§ **PROMPT**
Leave out any picture and return the remaining listing below exactly as given.

§ **AVAILABLE DATA**
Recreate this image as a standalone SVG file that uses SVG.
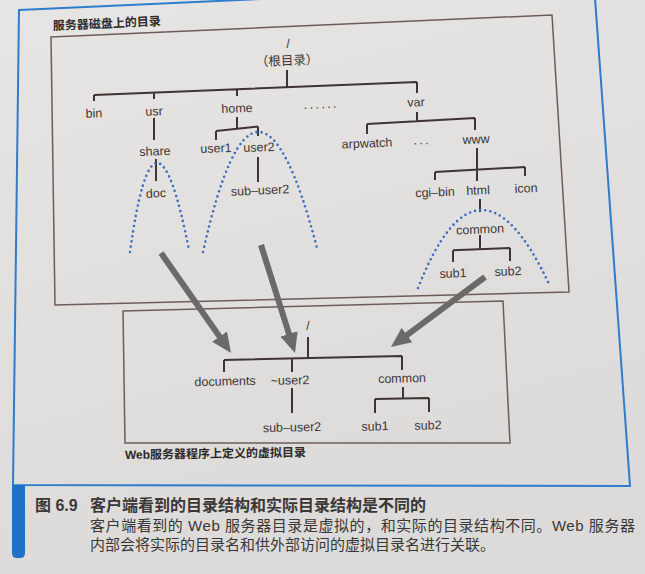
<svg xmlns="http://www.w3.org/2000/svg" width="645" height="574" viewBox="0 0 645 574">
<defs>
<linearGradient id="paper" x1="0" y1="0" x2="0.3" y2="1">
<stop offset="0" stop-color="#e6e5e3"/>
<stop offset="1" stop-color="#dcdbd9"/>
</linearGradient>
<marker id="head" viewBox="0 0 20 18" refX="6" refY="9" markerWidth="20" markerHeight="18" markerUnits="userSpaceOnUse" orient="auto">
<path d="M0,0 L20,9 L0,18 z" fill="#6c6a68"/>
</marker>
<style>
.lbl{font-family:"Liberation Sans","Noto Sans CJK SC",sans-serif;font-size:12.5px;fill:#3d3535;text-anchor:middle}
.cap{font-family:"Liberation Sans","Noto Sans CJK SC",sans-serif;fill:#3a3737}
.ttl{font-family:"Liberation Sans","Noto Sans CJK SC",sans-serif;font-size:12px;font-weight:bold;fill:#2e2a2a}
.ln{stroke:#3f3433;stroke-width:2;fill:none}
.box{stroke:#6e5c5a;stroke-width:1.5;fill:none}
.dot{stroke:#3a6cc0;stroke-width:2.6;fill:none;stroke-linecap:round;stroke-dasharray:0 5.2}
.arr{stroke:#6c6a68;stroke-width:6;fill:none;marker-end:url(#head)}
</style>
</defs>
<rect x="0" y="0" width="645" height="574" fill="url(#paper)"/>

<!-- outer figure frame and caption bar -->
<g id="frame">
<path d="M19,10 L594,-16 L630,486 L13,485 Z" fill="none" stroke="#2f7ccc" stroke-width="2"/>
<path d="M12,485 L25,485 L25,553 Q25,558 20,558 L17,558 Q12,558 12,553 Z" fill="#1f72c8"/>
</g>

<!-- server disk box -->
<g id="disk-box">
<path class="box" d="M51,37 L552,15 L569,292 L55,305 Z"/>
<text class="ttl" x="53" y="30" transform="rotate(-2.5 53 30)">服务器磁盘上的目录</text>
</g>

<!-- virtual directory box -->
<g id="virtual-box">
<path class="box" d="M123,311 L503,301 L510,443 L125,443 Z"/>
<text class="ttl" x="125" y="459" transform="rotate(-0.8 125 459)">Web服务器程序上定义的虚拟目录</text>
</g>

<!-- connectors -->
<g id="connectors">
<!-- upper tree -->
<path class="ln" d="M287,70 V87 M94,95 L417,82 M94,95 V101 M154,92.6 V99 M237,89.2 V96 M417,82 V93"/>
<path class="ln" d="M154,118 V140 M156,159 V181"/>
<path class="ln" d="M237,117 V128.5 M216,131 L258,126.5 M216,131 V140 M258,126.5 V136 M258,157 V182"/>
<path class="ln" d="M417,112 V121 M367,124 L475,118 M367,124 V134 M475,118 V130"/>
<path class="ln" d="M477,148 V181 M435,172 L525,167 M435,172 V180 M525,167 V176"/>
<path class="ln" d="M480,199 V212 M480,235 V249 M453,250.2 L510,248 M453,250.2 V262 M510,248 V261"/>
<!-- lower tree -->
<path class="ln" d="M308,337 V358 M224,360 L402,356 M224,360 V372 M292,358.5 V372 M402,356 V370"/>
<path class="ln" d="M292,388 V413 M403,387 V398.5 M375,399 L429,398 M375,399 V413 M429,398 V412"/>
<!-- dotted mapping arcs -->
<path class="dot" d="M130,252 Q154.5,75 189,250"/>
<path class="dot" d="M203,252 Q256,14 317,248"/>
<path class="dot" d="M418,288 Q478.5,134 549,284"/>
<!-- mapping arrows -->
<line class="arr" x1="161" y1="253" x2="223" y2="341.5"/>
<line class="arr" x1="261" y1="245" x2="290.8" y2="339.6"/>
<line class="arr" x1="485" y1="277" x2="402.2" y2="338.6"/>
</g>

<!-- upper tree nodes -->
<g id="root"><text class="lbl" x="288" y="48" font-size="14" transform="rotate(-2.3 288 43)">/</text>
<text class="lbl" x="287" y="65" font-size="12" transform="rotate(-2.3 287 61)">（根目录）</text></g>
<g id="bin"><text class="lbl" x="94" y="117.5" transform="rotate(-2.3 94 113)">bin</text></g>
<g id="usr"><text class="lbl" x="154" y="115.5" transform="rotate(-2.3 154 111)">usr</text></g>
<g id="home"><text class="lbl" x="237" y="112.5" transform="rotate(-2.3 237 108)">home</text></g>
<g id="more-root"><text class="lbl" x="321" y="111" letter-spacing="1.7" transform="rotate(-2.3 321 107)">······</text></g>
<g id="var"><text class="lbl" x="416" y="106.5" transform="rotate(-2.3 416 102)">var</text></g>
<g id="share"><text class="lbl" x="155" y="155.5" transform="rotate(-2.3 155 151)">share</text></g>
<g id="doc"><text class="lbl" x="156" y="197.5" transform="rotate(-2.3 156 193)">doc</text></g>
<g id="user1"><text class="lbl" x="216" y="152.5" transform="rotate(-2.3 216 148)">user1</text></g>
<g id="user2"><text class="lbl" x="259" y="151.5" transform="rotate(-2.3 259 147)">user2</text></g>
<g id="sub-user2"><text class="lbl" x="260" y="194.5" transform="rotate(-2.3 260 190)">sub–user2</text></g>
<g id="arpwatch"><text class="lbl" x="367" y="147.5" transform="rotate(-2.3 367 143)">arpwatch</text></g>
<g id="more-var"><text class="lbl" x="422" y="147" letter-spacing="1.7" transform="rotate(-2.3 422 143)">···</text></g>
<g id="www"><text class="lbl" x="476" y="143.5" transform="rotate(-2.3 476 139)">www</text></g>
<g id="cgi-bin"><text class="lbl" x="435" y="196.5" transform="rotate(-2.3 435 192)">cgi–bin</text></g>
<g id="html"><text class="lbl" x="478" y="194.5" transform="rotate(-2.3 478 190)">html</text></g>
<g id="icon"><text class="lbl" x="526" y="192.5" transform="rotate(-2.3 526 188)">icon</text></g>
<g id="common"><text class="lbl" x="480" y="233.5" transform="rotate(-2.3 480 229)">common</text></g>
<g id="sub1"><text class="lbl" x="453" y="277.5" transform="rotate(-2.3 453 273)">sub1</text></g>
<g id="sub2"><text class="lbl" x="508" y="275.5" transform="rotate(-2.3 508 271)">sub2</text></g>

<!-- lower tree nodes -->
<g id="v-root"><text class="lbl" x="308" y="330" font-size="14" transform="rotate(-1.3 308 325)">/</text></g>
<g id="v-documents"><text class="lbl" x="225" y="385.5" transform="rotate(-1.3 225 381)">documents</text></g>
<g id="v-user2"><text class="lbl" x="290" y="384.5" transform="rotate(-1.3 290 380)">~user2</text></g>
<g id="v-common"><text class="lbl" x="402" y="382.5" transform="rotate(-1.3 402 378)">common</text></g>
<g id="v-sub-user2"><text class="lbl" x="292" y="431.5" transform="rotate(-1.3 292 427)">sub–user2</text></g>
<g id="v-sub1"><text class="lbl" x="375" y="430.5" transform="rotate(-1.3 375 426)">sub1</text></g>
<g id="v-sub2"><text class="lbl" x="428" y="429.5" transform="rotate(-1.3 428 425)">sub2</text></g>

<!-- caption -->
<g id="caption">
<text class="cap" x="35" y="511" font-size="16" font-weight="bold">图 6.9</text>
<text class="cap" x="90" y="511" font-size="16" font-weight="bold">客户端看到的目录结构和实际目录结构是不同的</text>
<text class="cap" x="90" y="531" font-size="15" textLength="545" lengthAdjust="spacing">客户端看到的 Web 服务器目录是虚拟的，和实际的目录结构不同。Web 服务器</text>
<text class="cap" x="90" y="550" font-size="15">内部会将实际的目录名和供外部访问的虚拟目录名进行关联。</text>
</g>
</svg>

§ **ANSWER TO THIS EXERCISE**
Recreate this image as a standalone SVG file that uses SVG.
<svg xmlns="http://www.w3.org/2000/svg" width="645" height="574" viewBox="0 0 645 574">
<defs>
<linearGradient id="paper" x1="0" y1="0" x2="0.3" y2="1">
<stop offset="0" stop-color="#e6e5e3"/>
<stop offset="1" stop-color="#dcdbd9"/>
</linearGradient>
<marker id="head" viewBox="0 0 20 18" refX="6" refY="9" markerWidth="20" markerHeight="18" markerUnits="userSpaceOnUse" orient="auto">
<path d="M0,0 L20,9 L0,18 z" fill="#6c6a68"/>
</marker>
<style>
.lbl{font-family:"Liberation Sans","Noto Sans CJK SC",sans-serif;font-size:12.5px;fill:#3d3535;text-anchor:middle}
.cap{font-family:"Liberation Sans","Noto Sans CJK SC",sans-serif;fill:#3a3737}
.ttl{font-family:"Liberation Sans","Noto Sans CJK SC",sans-serif;font-size:12px;font-weight:bold;fill:#2e2a2a}
.ln{stroke:#3f3433;stroke-width:2;fill:none}
.box{stroke:#6e5c5a;stroke-width:1.5;fill:none}
.dot{stroke:#3a6cc0;stroke-width:2.6;fill:none;stroke-linecap:round;stroke-dasharray:0 5.2}
.arr{stroke:#6c6a68;stroke-width:6;fill:none;marker-end:url(#head)}
</style>
</defs>
<rect x="0" y="0" width="645" height="574" fill="url(#paper)"/>

<!-- outer figure frame and caption bar -->
<g id="frame">
<path d="M19,10 L594,-16 L630,486 L13,485 Z" fill="none" stroke="#2f7ccc" stroke-width="2"/>
<path d="M12,485 L25,485 L25,553 Q25,558 20,558 L17,558 Q12,558 12,553 Z" fill="#1f72c8"/>
</g>

<!-- server disk box -->
<g id="disk-box">
<path class="box" d="M51,37 L552,15 L569,292 L55,305 Z"/>
<text class="ttl" x="53" y="30" transform="rotate(-2.5 53 30)">服务器磁盘上的目录</text>
</g>

<!-- virtual directory box -->
<g id="virtual-box">
<path class="box" d="M123,311 L503,301 L510,443 L125,443 Z"/>
<text class="ttl" x="125" y="459" transform="rotate(-0.8 125 459)">Web服务器程序上定义的虚拟目录</text>
</g>

<!-- connectors -->
<g id="connectors">
<!-- upper tree -->
<path class="ln" d="M287,70 V87 M94,95 L417,82 M94,95 V101 M154,92.6 V99 M237,89.2 V96 M417,82 V93"/>
<path class="ln" d="M154,118 V140 M156,159 V181"/>
<path class="ln" d="M237,117 V128.5 M216,131 L258,126.5 M216,131 V140 M258,126.5 V136 M258,157 V182"/>
<path class="ln" d="M417,112 V121 M367,124 L475,118 M367,124 V134 M475,118 V130"/>
<path class="ln" d="M477,148 V181 M435,172 L525,167 M435,172 V180 M525,167 V176"/>
<path class="ln" d="M480,199 V212 M480,235 V249 M453,250.2 L510,248 M453,250.2 V262 M510,248 V261"/>
<!-- lower tree -->
<path class="ln" d="M308,337 V358 M224,360 L402,356 M224,360 V372 M292,358.5 V372 M402,356 V370"/>
<path class="ln" d="M292,388 V413 M403,387 V398.5 M375,399 L429,398 M375,399 V413 M429,398 V412"/>
<!-- dotted mapping arcs -->
<path class="dot" d="M130,252 Q154.5,75 189,250"/>
<path class="dot" d="M203,252 Q256,14 317,248"/>
<path class="dot" d="M418,288 Q478.5,134 549,284"/>
<!-- mapping arrows -->
<line class="arr" x1="161" y1="253" x2="223" y2="341.5"/>
<line class="arr" x1="261" y1="245" x2="290.8" y2="339.6"/>
<line class="arr" x1="485" y1="277" x2="402.2" y2="338.6"/>
</g>

<!-- upper tree nodes -->
<g id="root"><text class="lbl" x="288" y="48" font-size="14" transform="rotate(-2.3 288 43)">/</text>
<text class="lbl" x="287" y="65" font-size="12" transform="rotate(-2.3 287 61)">（根目录）</text></g>
<g id="bin"><text class="lbl" x="94" y="117.5" transform="rotate(-2.3 94 113)">bin</text></g>
<g id="usr"><text class="lbl" x="154" y="115.5" transform="rotate(-2.3 154 111)">usr</text></g>
<g id="home"><text class="lbl" x="237" y="112.5" transform="rotate(-2.3 237 108)">home</text></g>
<g id="more-root"><text class="lbl" x="321" y="111" letter-spacing="1.7" transform="rotate(-2.3 321 107)">······</text></g>
<g id="var"><text class="lbl" x="416" y="106.5" transform="rotate(-2.3 416 102)">var</text></g>
<g id="share"><text class="lbl" x="155" y="155.5" transform="rotate(-2.3 155 151)">share</text></g>
<g id="doc"><text class="lbl" x="156" y="197.5" transform="rotate(-2.3 156 193)">doc</text></g>
<g id="user1"><text class="lbl" x="216" y="152.5" transform="rotate(-2.3 216 148)">user1</text></g>
<g id="user2"><text class="lbl" x="259" y="151.5" transform="rotate(-2.3 259 147)">user2</text></g>
<g id="sub-user2"><text class="lbl" x="260" y="194.5" transform="rotate(-2.3 260 190)">sub–user2</text></g>
<g id="arpwatch"><text class="lbl" x="367" y="147.5" transform="rotate(-2.3 367 143)">arpwatch</text></g>
<g id="more-var"><text class="lbl" x="422" y="147" letter-spacing="1.7" transform="rotate(-2.3 422 143)">···</text></g>
<g id="www"><text class="lbl" x="476" y="143.5" transform="rotate(-2.3 476 139)">www</text></g>
<g id="cgi-bin"><text class="lbl" x="435" y="196.5" transform="rotate(-2.3 435 192)">cgi–bin</text></g>
<g id="html"><text class="lbl" x="478" y="194.5" transform="rotate(-2.3 478 190)">html</text></g>
<g id="icon"><text class="lbl" x="526" y="192.5" transform="rotate(-2.3 526 188)">icon</text></g>
<g id="common"><text class="lbl" x="480" y="233.5" transform="rotate(-2.3 480 229)">common</text></g>
<g id="sub1"><text class="lbl" x="453" y="277.5" transform="rotate(-2.3 453 273)">sub1</text></g>
<g id="sub2"><text class="lbl" x="508" y="275.5" transform="rotate(-2.3 508 271)">sub2</text></g>

<!-- lower tree nodes -->
<g id="v-root"><text class="lbl" x="308" y="330" font-size="14" transform="rotate(-1.3 308 325)">/</text></g>
<g id="v-documents"><text class="lbl" x="225" y="385.5" transform="rotate(-1.3 225 381)">documents</text></g>
<g id="v-user2"><text class="lbl" x="290" y="384.5" transform="rotate(-1.3 290 380)">~user2</text></g>
<g id="v-common"><text class="lbl" x="402" y="382.5" transform="rotate(-1.3 402 378)">common</text></g>
<g id="v-sub-user2"><text class="lbl" x="292" y="431.5" transform="rotate(-1.3 292 427)">sub–user2</text></g>
<g id="v-sub1"><text class="lbl" x="375" y="430.5" transform="rotate(-1.3 375 426)">sub1</text></g>
<g id="v-sub2"><text class="lbl" x="428" y="429.5" transform="rotate(-1.3 428 425)">sub2</text></g>

<!-- caption -->
<g id="caption">
<text class="cap" x="35" y="511" font-size="16" font-weight="bold">图 6.9</text>
<text class="cap" x="90" y="511" font-size="16" font-weight="bold">客户端看到的目录结构和实际目录结构是不同的</text>
<text class="cap" x="90" y="531" font-size="15" textLength="545" lengthAdjust="spacing">客户端看到的 Web 服务器目录是虚拟的，和实际的目录结构不同。Web 服务器</text>
<text class="cap" x="90" y="550" font-size="15">内部会将实际的目录名和供外部访问的虚拟目录名进行关联。</text>
</g>
</svg>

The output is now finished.